L’ inverno demografico non è solo un problema sociale, è una tragedia destinata a riflettersi negativamente negli ambiti più disparati della vita: le menti migliori emigrano, il capitale sociale diminuisce, s’incrina lo scambio generazionale, i valori si indeboliscono e le relazioni interpersonali si impoveriscono in un dedalo di circuiti perversi che coinvolge la famiglia e la società.

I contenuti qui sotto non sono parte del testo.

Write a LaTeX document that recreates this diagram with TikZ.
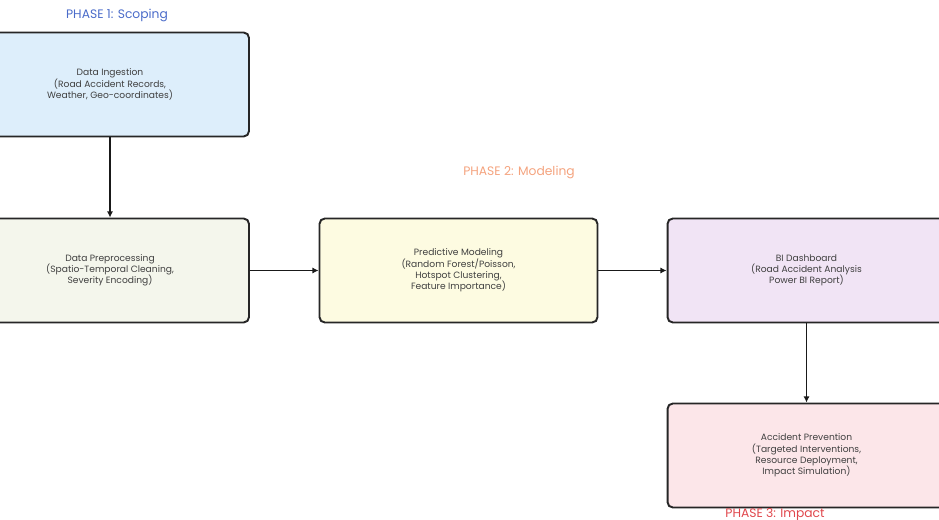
\documentclass[tikz,border=0pt]{standalone}
\usepackage{fontspec}
\setmainfont{Poppins}
\usetikzlibrary{arrows.meta}

\definecolor{scopefill}{HTML}{DDEEFB}
\definecolor{prepfill}{HTML}{F4F6EC}
\definecolor{modelfill}{HTML}{FDFBE1}
\definecolor{dashfill}{HTML}{F1E4F5}
\definecolor{impactfill}{HTML}{FCE6E9}
\definecolor{phaseblue}{HTML}{4A6BC9}
\definecolor{phaseorange}{HTML}{F4A37E}
\definecolor{phasered}{HTML}{E0474C}

\begin{document}
\begin{tikzpicture}[x=0.02cm, y=-0.02cm,
		stepbox/.style={draw=black!85, line width=1.1pt, rounded corners=3pt,
			minimum width=5.56cm, minimum height=2.08cm, align=center,
			text=black!75, font=\fontsize{5.2}{6.4}\selectfont},
		phase/.style={font=\fontsize{7}{8}\selectfont},
		flow/.style={-{Latex[length=3.5pt,width=3.5pt]}, line width=1.1pt, black!90}]
		\useasboundingbox (0,0) rectangle (939,520);
		\clip (0,0) rectangle (939,520);
		
		% Boxes
		\node[stepbox, fill=scopefill] (ingest) at (110,84.5)
			{Data Ingestion\\(Road Accident Records,\\Weather, Geo-coordinates)};
		\node[stepbox, fill=prepfill] (prep) at (110,270.5)
			{Data Preprocessing\\(Spatio-Temporal Cleaning,\\Severity Encoding)};
		\node[stepbox, fill=modelfill] (model) at (458.5,270.5)
			{Predictive Modeling\\(Random Forest/Poisson,\\Hotspot Clustering,\\Feature Importance)};
		\node[stepbox, fill=dashfill] (dash) at (806.5,270.5)
			{BI Dashboard\\(Road Accident Analysis\\Power BI Report)};
		\node[stepbox, fill=impactfill] (prevent) at (806.5,455.5)
			{Accident Prevention\\(Targeted Interventions,\\Resource Deployment,\\Impact Simulation)};
		
		% Phase labels
		\node[phase, text=phaseblue] (p1) at (117,15) {PHASE 1: Scoping};
		\node[phase, text=phaseorange] (p2) at (519,172) {PHASE 2: Modeling};
		\node[phase, text=phasered] (p3) at (775,515) {PHASE 3: Impact};
		
		% Arrows
		\draw[flow] (ingest) -- (prep);
		\draw[flow] (prep) -- (model);
		\draw[flow] (model) -- (dash);
		\draw[flow] (dash) -- (prevent);
	\end{tikzpicture}
\end{document}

La famiglia è il contesto in cui si recepiscono i “valori”, le tendenze culturali ed è il contesto in cui si è determinato il declino demografico; lo spostamento del ciclo della vita di coppia e il calo della nuzialità cui è seguito quello della fecondità dipendono dalle condizioni materiali, dalla concezione della famiglia e dal ruolo che tale istituzione assume nel dibattito politico e culturale. Le difficoltà di fare famiglia, di continuare a starci dentro una volta che è sorta e di avere figli provocano effetti in tutti gli ambiti della vita sociale ed economica: “quanto più la famiglia si restringe, tanto più la catena generazionale invecchia, e ha meno possibilità di riprodursi; gli anziani hanno meno nipoti, si diradano o spariscono i cugini, le reti parentali crollano. I bambini di oggi si troveranno a dover sopportare un carico sociale crescente e, in aggiunta potranno contare sempre meno sul sostegno da parte di chi viene dopo di loro” (CEI, 2011). Il circuito involutivo (calo della nuzialità, denatalità, declino) è molto forte nella nostra provincia, si avvicina al punto di non ritorno e richiede strategie politiche consapevoli della sfida e azioni strategiche in grado di fermare il declino e avviare una nuova fase di crescita equilibrata.